В голове начинает пульсировать болезненное осознание. Ведь я пришла рассказать ему о том, что у нас будет малыш. И что теперь? Аборт? Только не это. Но как жить?
А как жить, убив собственного ребенка?..
Пятна перед глазами наконец сплываются в единую темноту, и я теряю связь с реальностью…
Глава 2. ОН
Успеваю заметить, как плывет ее взгляд еще до того, как она отключается. Ловлю ее в объятия, и прижимаю к себе.
Признаться, ее обморок был вполне ожидаем. Женечка у меня девочка впечатлительная. Помню, как она отключилась от вида моей крови, хотя там всего царапина была, — огнестрел по касательной от недоброжелательных конкурентов. Поэтому я даже удивлен, что в текущих обстоятельствах она так долго продержалась в сознании. И сейчас я эгоистично вздыхаю с облегчением, потому что она наконец милосердно дала мне отсрочку, чтобы обдумать дальнейшие действия.
Я знаю, что я конченный идиот. Женя никогда не должна была узнать о моих похождениях. Я ведь действительно люблю ее и уважаю. Но не более, как маленькую сестренку, о которой мне вменили заботиться родители. Я был уверен, что она тоже отнеслась к нашему союзу как к неизбежному партнерству и молча смирилась.
Неужели я ошибся, и моя маленькая жена умудрилась в меня влюбиться? Хотя к чему поспешные выводы. У женщин очень обострено чувство гордости и собственичества. Вполне может быть, что все дело в этом.
Но ведь Женя отличается от всех известных мне женщин. В ней нет ни гордости, ни здорового эгоизма. Кажется, именно из-за этой ее уязвимости я и перестал противиться нашему браку. Познакомился с ней и понял, что эту хрупкость дрожащую нужно кому-то защитить. И почему бы не мне: жениться мне было давно пора, кандидаток не было, детей я уже готов заводить, а тут такая удобная мягкая кандидатка в жены и матери для моего наследника. Почему бы и не взять. Взял.
Правда детей у нас почему-то так за год и не получилось. Да еще и в итоге сам же навредил ей. Страшно представить, какая катастрофа сейчас разыгралась у малышки в голове.
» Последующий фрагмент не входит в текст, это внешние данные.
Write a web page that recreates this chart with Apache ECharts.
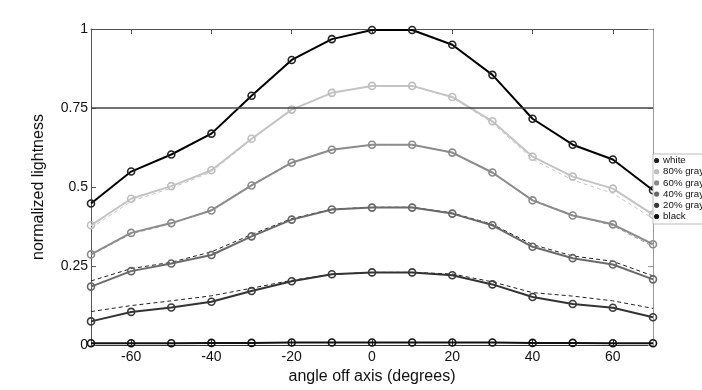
<!DOCTYPE html>
<html><head><meta charset="utf-8">
<script src="https://cdn.jsdelivr.net/npm/echarts@6/dist/echarts.min.js"></script>
<style>html,body{margin:0;padding:0;background:#fff}#c{width:702px;height:390px}</style>
</head><body><div id="c"></div>
<script>
const angles = [-70,-60,-50,-40,-30,-20,-10,0,10,20,30,40,50,60,70];
const seriesNames = ['white','80% gray','60% gray','40% gray','20% gray','black'];
const white   = [0.448,0.549,0.603,0.669,0.789,0.902,0.968,0.997,0.997,0.950,0.855,0.716,0.634,0.587,0.490];
const gray80  = [0.379,0.463,0.503,0.553,0.653,0.745,0.798,0.820,0.820,0.785,0.708,0.596,0.533,0.495,0.413];
const gray60  = [0.287,0.355,0.386,0.426,0.505,0.577,0.618,0.634,0.634,0.609,0.546,0.458,0.410,0.382,0.319];
const gray40  = [0.185,0.234,0.258,0.285,0.344,0.397,0.429,0.435,0.435,0.416,0.379,0.311,0.275,0.255,0.208];
const gray20  = [0.075,0.105,0.119,0.137,0.171,0.202,0.224,0.230,0.230,0.221,0.192,0.152,0.130,0.118,0.088];
const black   = [0.006,0.006,0.006,0.007,0.007,0.008,0.008,0.008,0.008,0.008,0.008,0.007,0.007,0.006,0.006];
// dashed reference curves
const ref80 = [0.370,0.455,0.497,0.548,0.650,0.745,0.798,0.820,0.820,0.783,0.703,0.588,0.522,0.480,0.400];
const ref60 = [0.285,0.352,0.384,0.428,0.507,0.578,0.618,0.634,0.634,0.608,0.544,0.460,0.412,0.378,0.312];
const ref40 = [0.203,0.242,0.262,0.295,0.350,0.400,0.430,0.436,0.436,0.418,0.382,0.318,0.282,0.265,0.219];
const ref20 = [0.106,0.125,0.140,0.156,0.180,0.205,0.224,0.230,0.230,0.225,0.200,0.166,0.155,0.140,0.116];
const xTickValues = [-60,-40,-20,0,20,40,60];
const yTickValues = [0,0.25,0.5,0.75,1];
const refLineValue = 0.75;

const pair = arr => angles.map((a,i)=>[a,arr[i]]);
const font = '"Liberation Sans", Arial, sans-serif';

function solid(name, data, color, width, mcolor){
  return {name, type:'line', data:pair(data), xAxisIndex:0, yAxisIndex:0,
    symbol:'circle', symbolSize:7, showSymbol:true,
    lineStyle:{color, width},
    itemStyle:{color:'rgba(255,255,255,0)', borderColor:mcolor||color, borderWidth:1.6},
    emphasis:{disabled:true}, z:3, animation:false};
}
function dashed(data, color){
  return {type:'line', data:pair(data), symbol:'none', lineStyle:{color, width:1, type:[4,3]},
    emphasis:{disabled:true}, z:2, animation:false, silent:true};
}

const series = [
  dashed(ref80,'#c8c8c8'), dashed(ref60,'#9a9a9a'), dashed(ref40,'#222'), dashed(ref20,'#222'),
  solid('white', white, '#000', 2, '#222'),
  solid('80% gray', gray80, '#c4c4c4', 2, '#bdbdbd'),
  solid('60% gray', gray60, '#8c8c8c', 2, '#8a8a8a'),
  solid('40% gray', gray40, '#6a6a6a', 2, '#666'),
  solid('20% gray', gray20, '#333', 2, '#3a3a3a'),
  solid('black', black, '#111', 2, '#111'),
];
series[4].markLine = {silent:true, symbol:'none', label:{show:false},
  lineStyle:{color:'#444', width:1.5, type:'solid'}, data:[{yAxis:refLineValue}], animation:false};

function axisLine(color){ return {show:true, onZero:false, lineStyle:{color, width:1}}; }

const chart = echarts.init(document.getElementById('c'), null, {renderer:'canvas'});
chart.setOption({
  animation:false,
  grid:{left:91, right:49, top:29, bottom:44},
  legend:{data:seriesNames, orient:'vertical', left:653, top:154,
    backgroundColor:'#fff', borderColor:'#bbb', borderWidth:1, padding:[1,0,2,1],
    itemWidth:3, itemHeight:4, itemGap:0.2,
    textStyle:{fontFamily:font, fontSize:9.7, lineHeight:11, color:'#111'}},
  xAxis:[
    {type:'value', min:-70, max:70, interval:10, position:'bottom',
      name:'angle off axis (degrees)', nameLocation:'middle', nameGap:22,
      nameTextStyle:{fontFamily:font, fontSize:16, color:'#111'},
      axisLine:axisLine('#333'), splitLine:{show:false},
      axisTick:{show:true, inside:true, length:5, customValues:xTickValues, lineStyle:{color:'#333'}},
      axisLabel:{customValues:xTickValues, fontFamily:font, fontSize:14, color:'#111', margin:5}},
    {type:'value', min:-70, max:70, interval:10, position:'top',
      axisLine:axisLine('#555'), splitLine:{show:false},
      axisTick:{show:true, inside:true, length:5, customValues:xTickValues, lineStyle:{color:'#555'}},
      axisLabel:{show:false}}
  ],
  yAxis:[
    {type:'value', min:0, max:1, interval:0.25, position:'left',
      name:'normalized lightness', nameLocation:'middle', nameGap:44,
      nameTextStyle:{fontFamily:font, fontSize:16, color:'#111'},
      axisLine:axisLine('#555'), splitLine:{show:false},
      axisTick:{show:true, inside:true, length:5, customValues:yTickValues, lineStyle:{color:'#555'}},
      axisLabel:{customValues:yTickValues, fontFamily:font, fontSize:14, color:'#111', margin:3,
        formatter:v=>String(+v.toFixed(2))}},
    {type:'value', min:0, max:1, interval:0.25, position:'right',
      axisLine:axisLine('#999'), splitLine:{show:false},
      axisTick:{show:true, inside:true, length:5, customValues:yTickValues, lineStyle:{color:'#999'}},
      axisLabel:{show:false}}
  ],
  series
});
</script></body></html>
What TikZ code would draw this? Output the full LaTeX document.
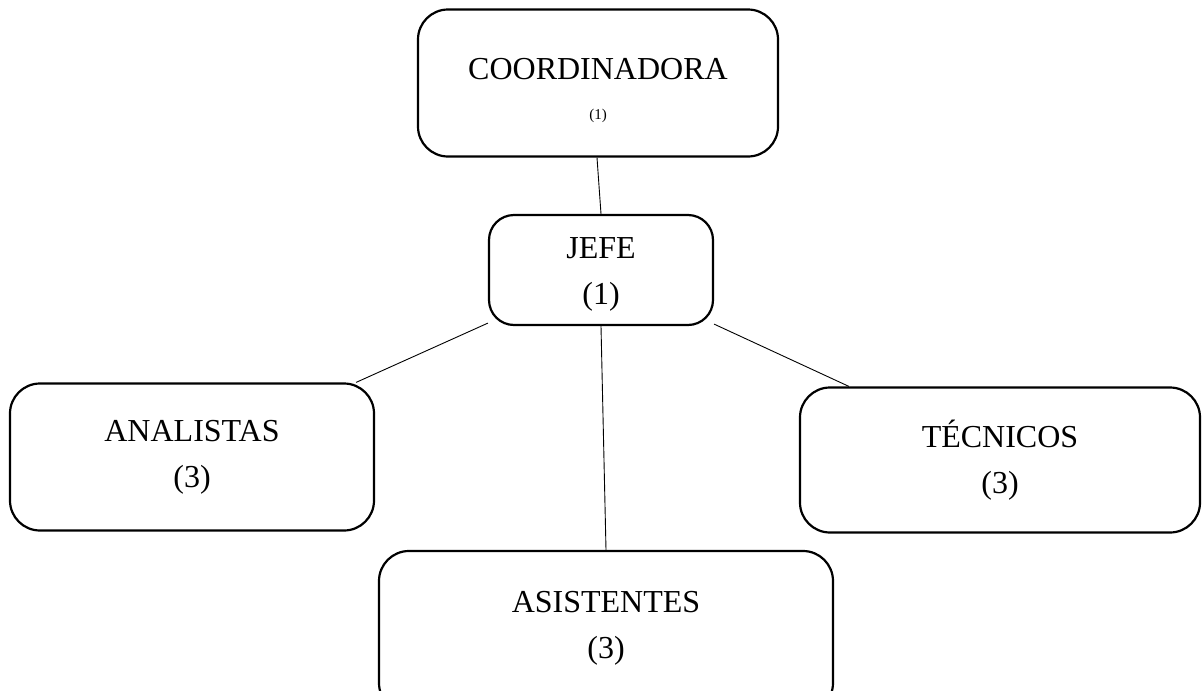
\documentclass[tikz,border=0pt]{standalone}
\usepackage{fontspec}
\setmainfont{Liberation Serif}
\begin{document}
\begin{tikzpicture}[x=1pt,y=-1pt,
  orgbox/.style={draw, line width=2.2pt, rounded corners=30pt, align=center,
    inner sep=0pt, font=\fontsize{32}{46}\selectfont},
  link/.style={line width=0.9pt}]
\useasboundingbox (0,0) rectangle (1203,691);
\clip (0,0) rectangle (1203,691);
% boxes of the chart
\node[orgbox, minimum width=360pt, minimum height=147pt] (coord) at (598,83)
  {\rule{0pt}{36pt}COORDINADORA\\[-6pt]{\fontsize{15}{18}\selectfont (1)}};
\node[orgbox, rounded corners=25pt, minimum width=224pt, minimum height=110pt] (jefe) at (601,270)
  {\rule{0pt}{30pt}JEFE\\(1)};
\node[orgbox, minimum width=364pt, minimum height=147pt] (anal) at (192,457)
  {ANALISTAS\\(3)};
\node[orgbox, minimum width=400pt, minimum height=145pt] (tec) at (1000,460)
  {T\'ECNICOS\\(3)\rule[-6pt]{0pt}{0pt}};
\node[orgbox, minimum width=454pt, minimum height=162pt] (asis) at (606,632)
  {ASISTENTES\\(3)\rule[-14pt]{0pt}{0pt}};
% connectors
\draw[link] ([xshift=-1pt]coord.south) -- (jefe.north);
\draw[link] ([yshift=3pt]jefe.south west) -- ([xshift=-19pt]anal.north east);
\draw[link] (jefe.south) -- (asis.north);
\draw[link] ([yshift=2pt]jefe.south east) -- ([xshift=50pt]tec.north west);
\end{tikzpicture}
\end{document}
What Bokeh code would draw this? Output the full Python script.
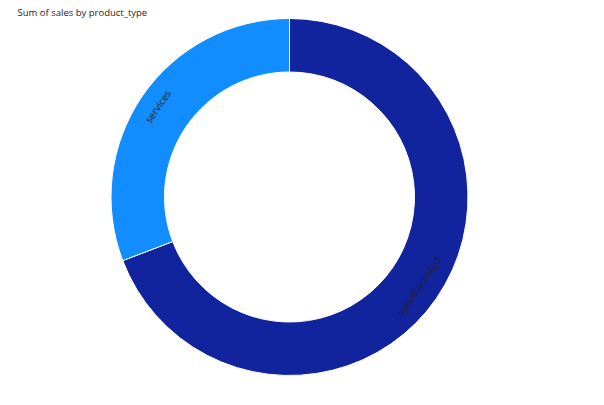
import math
from bokeh.plotting import figure
from bokeh.models import ColumnDataSource
from bokeh.core.properties import value
from bokeh.embed import file_html
from bokeh.resources import INLINE

categories = ["physical goods", "services"]
sales = [69.2, 30.8]
colors = ["#12239E", "#118DFF"]
title_text = "Sum of sales by product_type"

W, H = 588, 389
cx, cy = 289, H - 196.5
r_in, r_out = 125, 178.5
r_lab = 160

total = sum(sales)
starts, ends, mids = [], [], []
acc = 0.0
for v in sales:
    a0 = math.pi / 2 - 2 * math.pi * acc / total
    acc += v
    a1 = math.pi / 2 - 2 * math.pi * acc / total
    starts.append(a0)
    ends.append(a1)
    mids.append((a0 + a1) / 2)

src = ColumnDataSource(dict(
    cat=categories, start=starts, end=ends, color=colors,
    x=[cx] * len(sales), y=[cy] * len(sales),
    lx=[cx + r_lab * math.cos(m) for m in mids],
    ly=[cy + r_lab * math.sin(m) for m in mids],
    rot=[m - math.pi / 2 for m in mids],
))

p = figure(width=W, height=H, x_range=(0, W), y_range=(0, H),
           output_backend="svg", toolbar_location=None, min_border=0)
p.axis.visible = False
p.grid.visible = False
p.outline_line_color = None
p.background_fill_color = "white"
p.border_fill_color = "white"

p.annular_wedge(x="x", y="y", inner_radius=r_in, outer_radius=r_out,
                start_angle="start", end_angle="end", direction="clock",
                fill_color="color", line_color="white", line_width=1,
                inner_radius_units="screen", outer_radius_units="screen",
                source=src)

p.text(x="lx", y="ly", text="cat", angle="rot", text_align="center",
       text_baseline="middle", text_font=value("Open Sans"),
       text_font_size="10px", text_color="#252423", source=src)

p.text(x=[17], y=[H - 12], text=[title_text], text_align="left",
       text_baseline="middle", text_font=value("Open Sans"),
       text_font_size="9.5px", text_color="#252423")

open("out.html", "w").write(file_html(p, INLINE))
— Герман, чай, — полушепотом окликает меня секретарша от двери.
— Поставь на стол и уходи, — велю сухо, вглядываясь в лицо посапывающей на моем плече девушки.
Она вроде симпатичная. Может для кого-то даже красивая. Но другая на ее месте взяла бы у меня безлимитку, и такого лоску навела бы, чтобы я о возрастной пропасти между нами больше ни разу не вспомнил. А ей воспитание не позволяет мои деньги тратить. Вот и получается, что я в постели с этим русоволосым ангелом себя последним маньяком ощущаю. Я-то пожёстче люблю, погрязнее. Но с ней жестить мне тупо моральные принципы не позволяют.